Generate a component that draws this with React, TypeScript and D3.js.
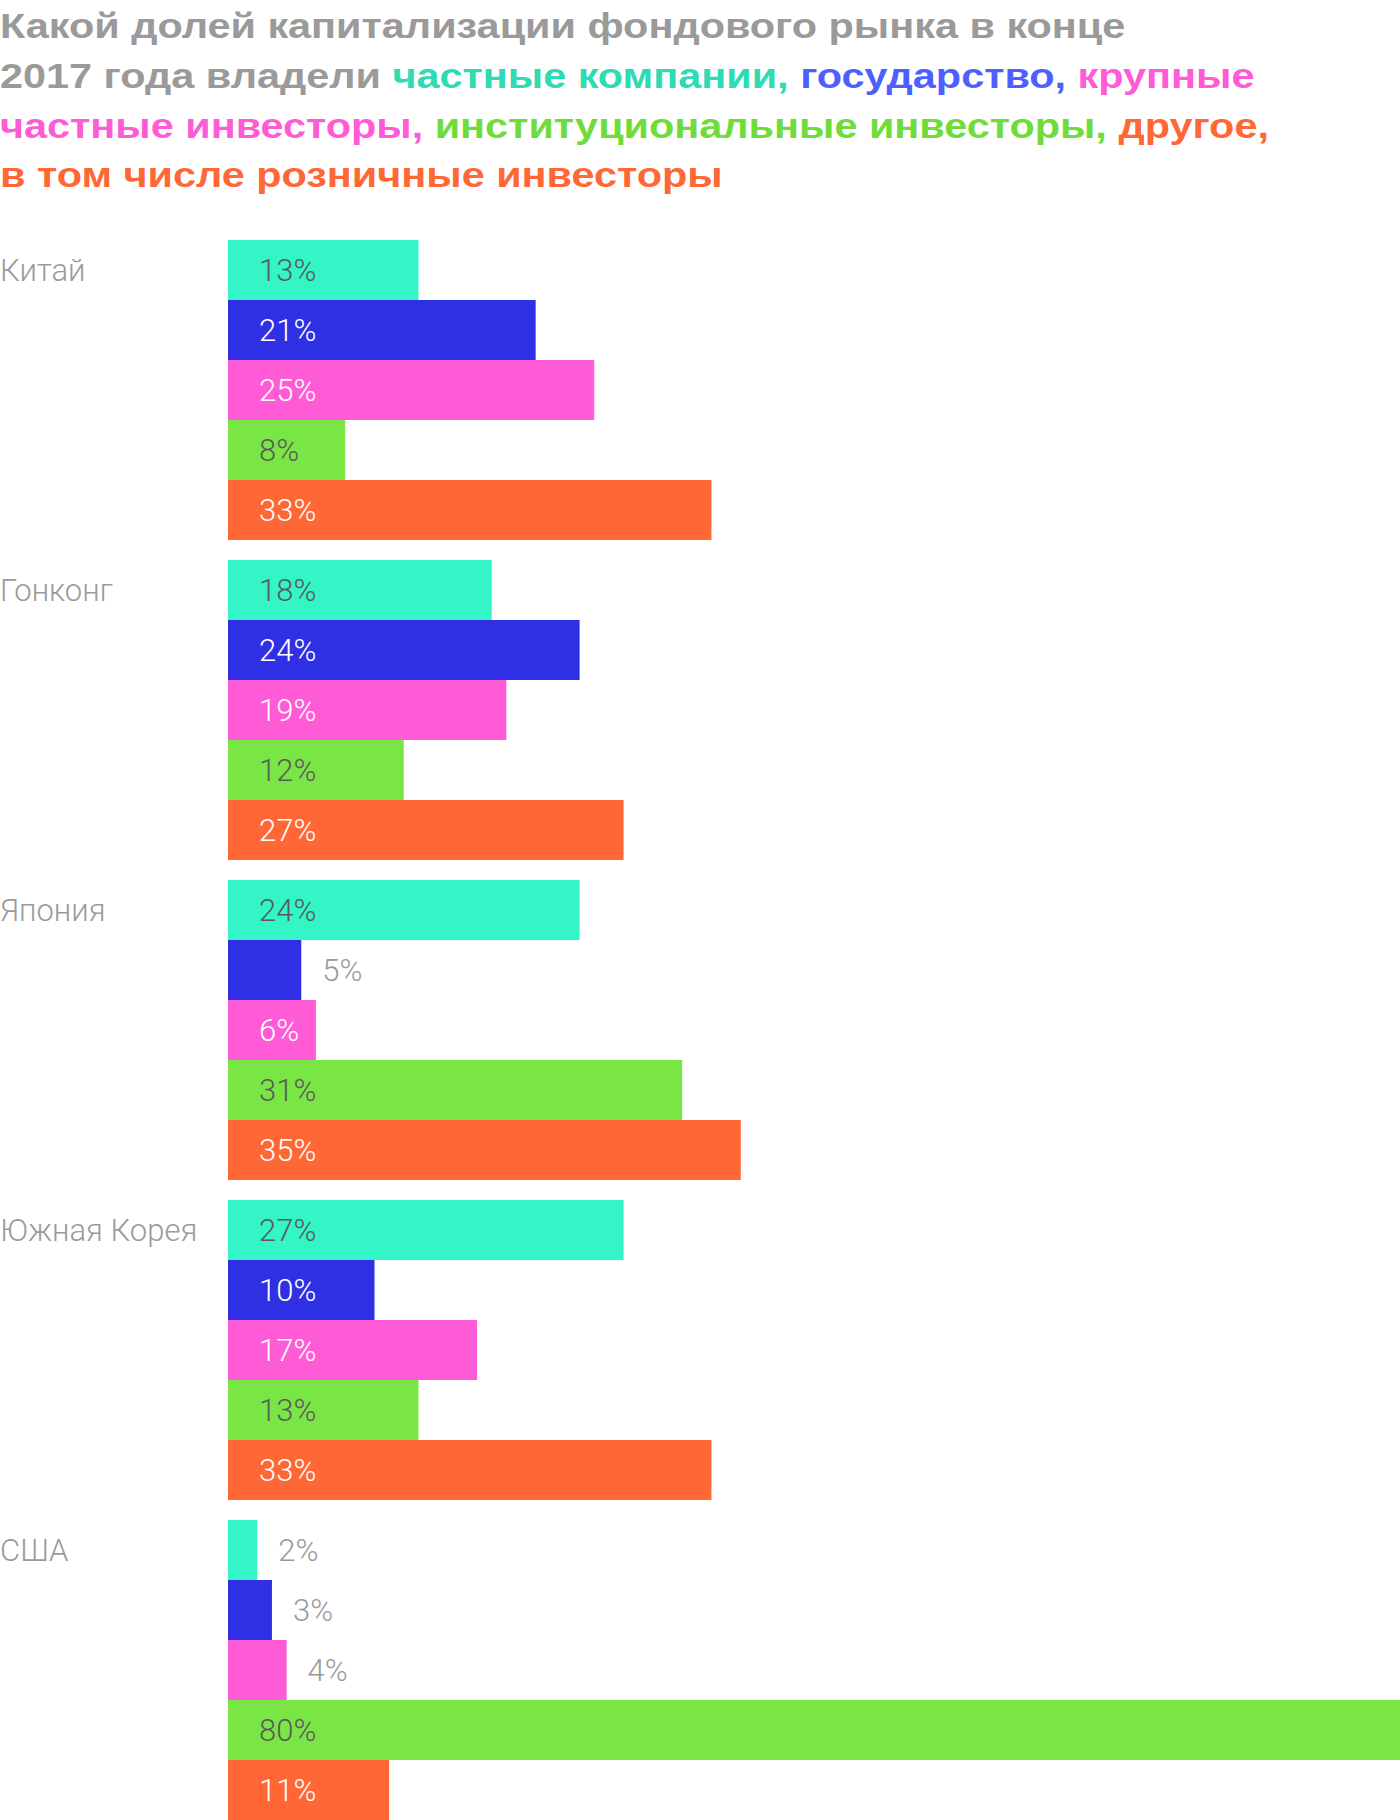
import React from "react";
import * as d3 from "d3";

const countries = ["Китай", "Гонконг", "Япония", "Южная Корея", "США"];
const seriesKeys = ["private", "state", "bigPrivate", "institutional", "other"];
const seriesNames = [
  "частные компании",
  "государство",
  "крупные частные инвесторы",
  "институциональные инвесторы",
  "другое, в том числе розничные инвесторы",
];
const barColors = ["#33f5c6", "#2f2fe3", "#ff5bd6", "#7ae646", "#ff6735"];
const titleColors = ["#2edbb2", "#4d60ff", "#ff5bd6", "#6fdc3c", "#ff6735"];
const insideLabelColors = ["#5a5a5a", "#ffffff", "#ffffff", "#5a5a5a", "#ffffff"];

const privateVals = [13, 18, 24, 27, 2];
const stateVals = [21, 24, 5, 10, 3];
const bigPrivateVals = [25, 19, 6, 17, 4];
const institutionalVals = [8, 12, 31, 13, 80];
const otherVals = [33, 27, 35, 33, 11];
const allSeries = [privateVals, stateVals, bigPrivateVals, institutionalVals, otherVals];

const W = 1400;
const H = 1820;

export default function App() {
  const x = d3.scaleLinear().domain([0, 80]).range([228, 1400]);
  const yGroup = d3
    .scaleBand<string>()
    .domain(countries)
    .range([240, 1820])
    .paddingInner(0.0625)
    .paddingOuter(0);
  const ySub = d3
    .scaleBand<string>()
    .domain(seriesKeys)
    .range([0, yGroup.bandwidth()]);

  const titleFont = {
    fontFamily: "'Liberation Sans', Arial, sans-serif",
    fontWeight: 700,
    fontSize: 36,
  };
  const gray = "#9a9a9a";

  return (
    <svg
      width={W}
      height={H}
      style={{ position: "absolute", left: 0, top: 0, background: "#fff" }}
    >
      <g style={titleFont} transform="scale(1.15,1)">
        <text x={0} y={38} fill={gray}>
          Какой долей капитализации фондового рынка в конце
        </text>
        <text x={0} y={88} fill={gray}>
          <tspan>2017 года владели </tspan>
          <tspan fill={titleColors[0]}>{seriesNames[0]},</tspan>
          <tspan> </tspan>
          <tspan fill={titleColors[1]}>{seriesNames[1]},</tspan>
          <tspan> </tspan>
          <tspan fill={titleColors[2]}>крупные</tspan>
        </text>
        <text x={0} y={138} fill={gray}>
          <tspan fill={titleColors[2]}>частные инвесторы,</tspan>
          <tspan> </tspan>
          <tspan fill={titleColors[3]}>{seriesNames[3]},</tspan>
          <tspan> </tspan>
          <tspan fill={titleColors[4]}>другое,</tspan>
        </text>
        <text x={0} y={187} fill={titleColors[4]}>
          в том числе розничные инвесторы
        </text>
      </g>

      {countries.map((c, ci) => {
        const gy = yGroup(c)!;
        return (
          <g key={c} transform={`translate(0,${gy})`}>
            <text
              x={0}
              y={ySub.bandwidth() / 2}
              dy="0.36em"
              fill={gray}
              style={{ fontFamily: "Roboto, sans-serif", fontWeight: 300, fontSize: 31 }}
            >
              {c}
            </text>
            {seriesKeys.map((k, si) => {
              const v = allSeries[si][ci];
              const by = ySub(k)!;
              const bw = x(v) - x(0);
              const inside = v >= 6;
              return (
                <g key={k}>
                  <rect
                    x={x(0)}
                    y={by}
                    width={bw}
                    height={ySub.bandwidth()}
                    fill={barColors[si]}
                  />
                  <text
                    x={inside ? x(0) + 31 : x(v) + 21}
                    y={by + ySub.bandwidth() / 2}
                    dy="0.36em"
                    fill={inside ? insideLabelColors[si] : gray}
                    style={{ fontFamily: "Roboto, sans-serif", fontWeight: 300, fontSize: 31 }}
                  >
                    {v}%
                  </text>
                </g>
              );
            })}
          </g>
        );
      })}
    </svg>
  );
}
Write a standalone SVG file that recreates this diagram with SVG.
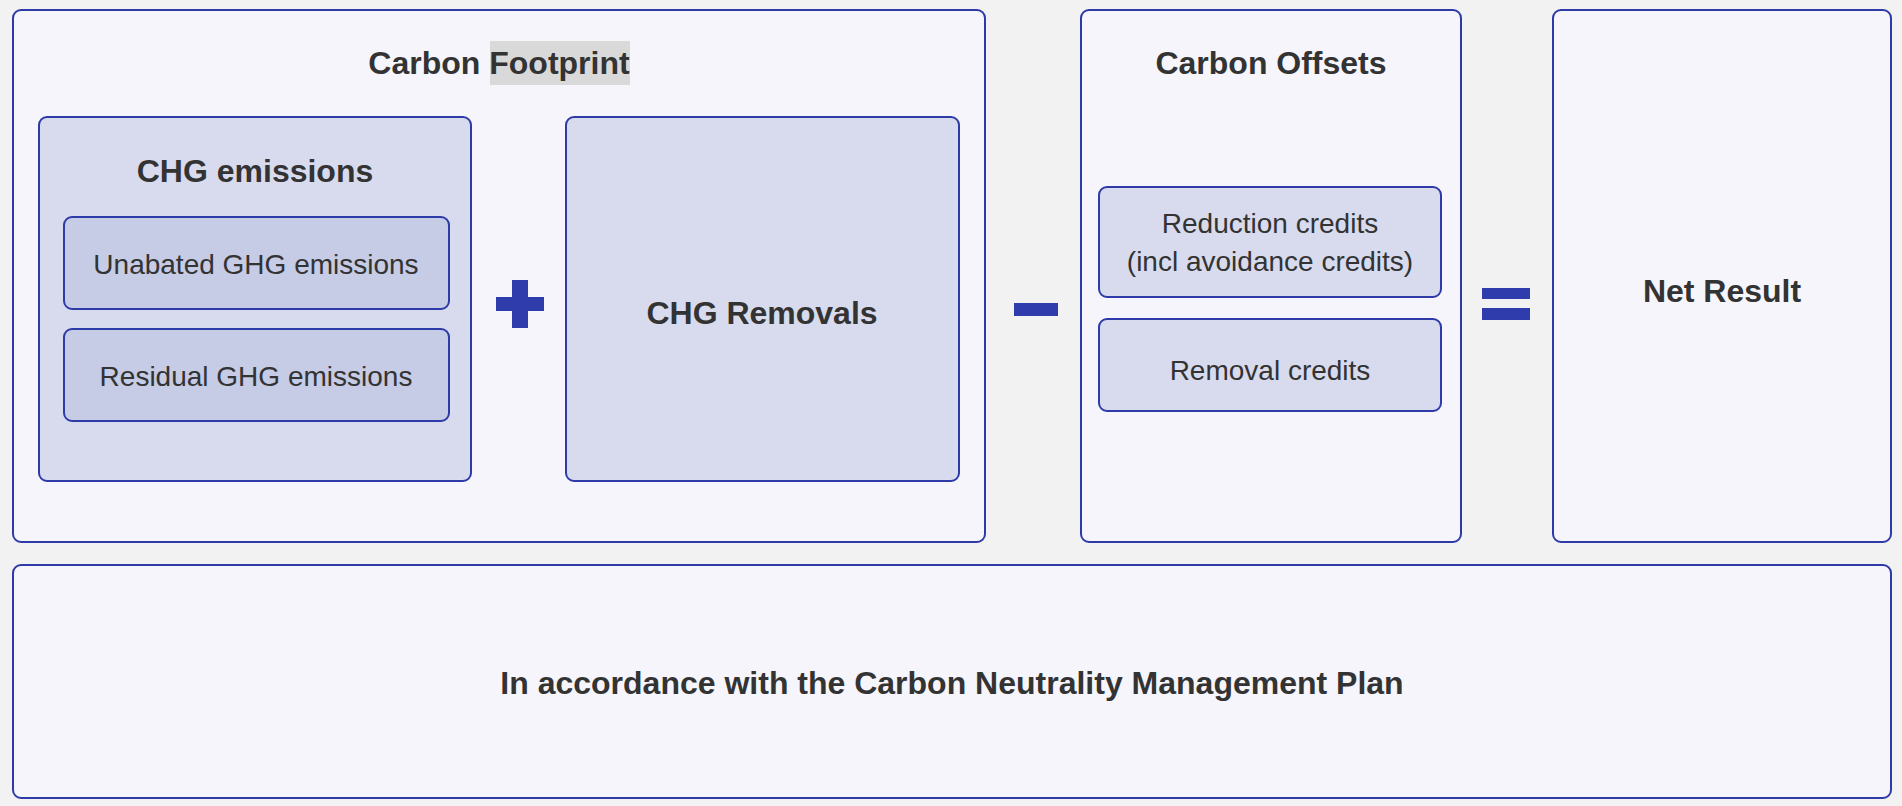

### SET EXERCISE
Copy nothing but the lines from the top of the material through the line holding "import * as", exactly as written; omit pictures.

### OUTPUT OF THE TASK
Generate a component that draws this with React, TypeScript and D3.js.
import React from "react";
import * as d3 from "d3";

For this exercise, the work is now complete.